ECLI:NL:CRVB:2024:1526
Centrale Raad van Beroep
- Hoger beroep
- Rechtspraak.nl
Intrekking van bijstand wegens gezamenlijke huishouding en belangenafweging
In deze zaak heeft de Centrale Raad van Beroep op 2 juli 2024 uitspraak gedaan in hoger beroep tegen een eerdere uitspraak van de rechtbank Limburg. De appellante, die sinds 13 november 2017 bijstand ontving op grond van de Participatiewet, had haar bijstandsuitkering zien intrekken per 3 februari 2020, omdat zij was gaan samenwonen. De Raad heeft vastgesteld dat het college van burgemeester en wethouders van de gemeente Sittard-Geleen in redelijkheid het belang van een rechtmatige besteding van gemeenschapsgeld zwaarder heeft laten wegen dan het belang van de appellante bij voortzetting van de bijstandsuitkering. De appellante had geen recht meer op bijstand als alleenstaande en het college was bevoegd om de bijstand in te trekken. De rechtbank had eerder het bestreden besluit van het college vernietigd, maar de rechtsgevolgen in stand gelaten, wat de Raad heeft bevestigd.

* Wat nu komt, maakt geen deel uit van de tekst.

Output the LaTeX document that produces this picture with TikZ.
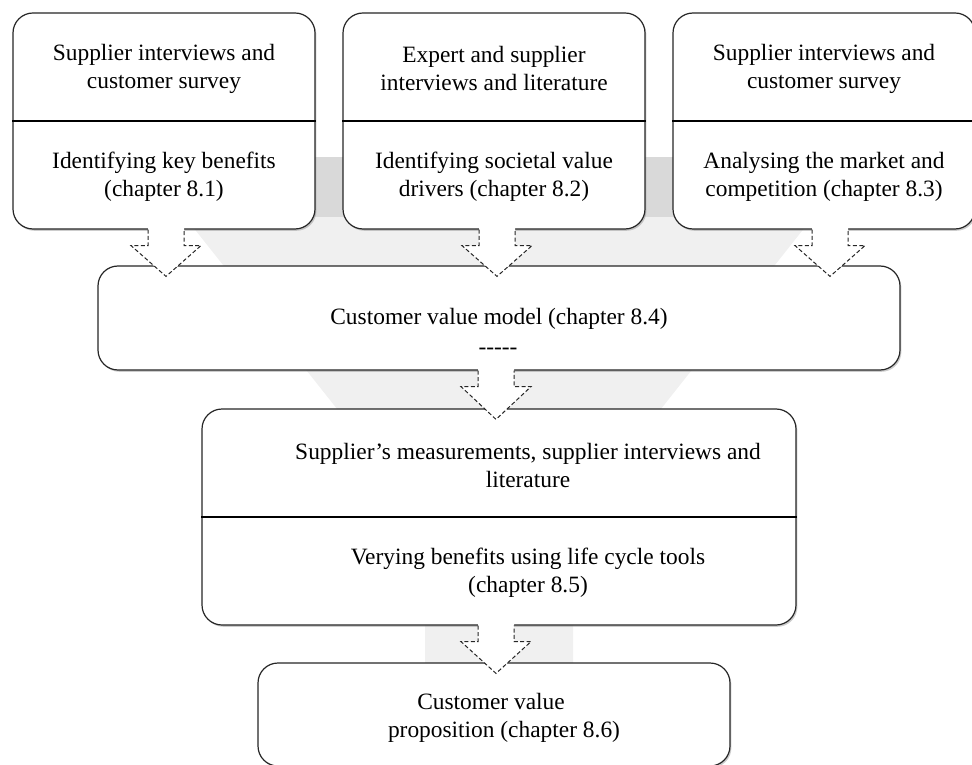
\documentclass[tikz,border=0pt]{standalone}
\usepackage{fontspec}
\setmainfont{Liberation Serif}
\usetikzlibrary{calc,shadows}

\definecolor{funneldark}{HTML}{D9D9D9}
\definecolor{funnellight}{HTML}{F0F0F0}

\tikzset{
  box/.style={draw=black!85, line width=0.6pt, fill=white, rounded corners=10pt,
    drop shadow={shadow xshift=0.7pt, shadow yshift=-0.9pt, opacity=0.4}},
  divider/.style={draw=black, line width=1pt},
  label/.style={align=center, inner sep=0pt, font=\fontsize{11.7}{14}\selectfont},
  arrowline/.style={draw=black!85, line width=0.5pt, dash pattern=on 2pt off 1.2pt},
}

% block arrow from the bottom of #1 into the top of #2, shifted sideways by #3
\newcommand\flowarrow[3]{%
  \fill[white] let \p1=($(#1.south)+(#3,0)$), \p2=(#2.north) in
    (\x1-9pt,\y1+1.5pt) -- (\x1-9pt,\y1-8pt) -- (\x1-17.5pt,\y1-8pt) --
    (\x1,\y2-5.5pt) -- (\x1+17.5pt,\y1-8pt) -- (\x1+9pt,\y1-8pt) --
    (\x1+9pt,\y1+1.5pt) -- cycle;
  \draw[arrowline, line join=miter] let \p1=($(#1.south)+(#3,0)$), \p2=(#2.north) in
    (\x1-9pt,\y1) -- (\x1-9pt,\y1-8pt) -- (\x1-17.5pt,\y1-8pt) --
    (\x1,\y2-5.5pt) -- (\x1+17.5pt,\y1-8pt) -- (\x1+9pt,\y1-8pt) -- (\x1+9pt,\y1);
}

\begin{document}
\begin{tikzpicture}[x=0.5pt, y=-0.5pt]
\useasboundingbox (0,0) rectangle (972,764);

% funnel behind the flow
\fill[funnellight] (185,217) -- (813,217) -- (573,520) -- (573,690) -- (425,690) -- (425,520) -- cycle;
\fill[funneldark] (130,157) rectangle (868,217);

% boxes
\node[box, minimum width=151pt, minimum height=108pt] (b1) at (164,121) {};
\node[box, minimum width=151pt, minimum height=108pt] (b2) at (494,121) {};
\node[box, minimum width=151pt, minimum height=108pt] (b3) at (824,121) {};
\node[box, minimum width=401pt, minimum height=52pt] (cvm) at (499,318) {};
\node[box, minimum width=297pt, minimum height=108pt] (sms) at (499,517) {};
\node[box, minimum width=236pt, minimum height=51.5pt] (cvp) at (494,714.5) {};

\draw[divider] (b1.west) -- (b1.east);
\draw[divider] (b2.west) -- (b2.east);
\draw[divider] (b3.west) -- (b3.east);
\draw[divider] (sms.west) -- (sms.east);

% texts
\node[label] (t1a) at (164,69) {Supplier interviews and\\customer survey};
\node[label] (t1b) at (164,176.5) {Identifying key benefits\\(chapter 8.1)};
\node[label] (t2a) at (494,69) {Expert and supplier\\interviews and literature};
\node[label] (t2b) at (494,176.5) {Identifying societal value\\drivers (chapter 8.2)};
\node[label] (t3a) at (824,69) {Supplier interviews and\\customer survey};
\node[label] (t3b) at (824,176.5) {Analysing the market and\\competition (chapter 8.3)};
\node[label] (t4a) at (499,319) {Customer value model (chapter 8.4)};
\node[label] (t4b) at (498,351) {-{}-{}-{}-{}-};
\node[label] (t5a) at (528,465) {Supplier’s measurements, supplier interviews and\\literature};
\node[label] (t5b) at (528,572.5) {Verying benefits using life cycle tools\\(chapter 8.5)};
\node[label] (t6) at (497.5,717.5) {Customer value\hspace*{6.5pt}\\\hspace*{6.5pt}proposition (chapter 8.6)};

% arrows
\flowarrow{b1}{cvm}{1pt}
\flowarrow{b2}{cvm}{1.5pt}
\flowarrow{b3}{cvm}{3pt}
\flowarrow{cvm}{sms}{-1.5pt}
\flowarrow{sms}{cvp}{-1.5pt}
\end{tikzpicture}
\end{document}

De Raad heeft geoordeeld dat de belangenafweging door het college voldoende was en dat de appellante niet aannemelijk had gemaakt dat haar belangen niet goed waren gewogen. De uitspraak bevestigt dat het college de intrekking van de bijstand terecht heeft gehandhaafd, en dat appellante geen recht heeft op vergoeding van proceskosten of terugbetaling van griffierecht.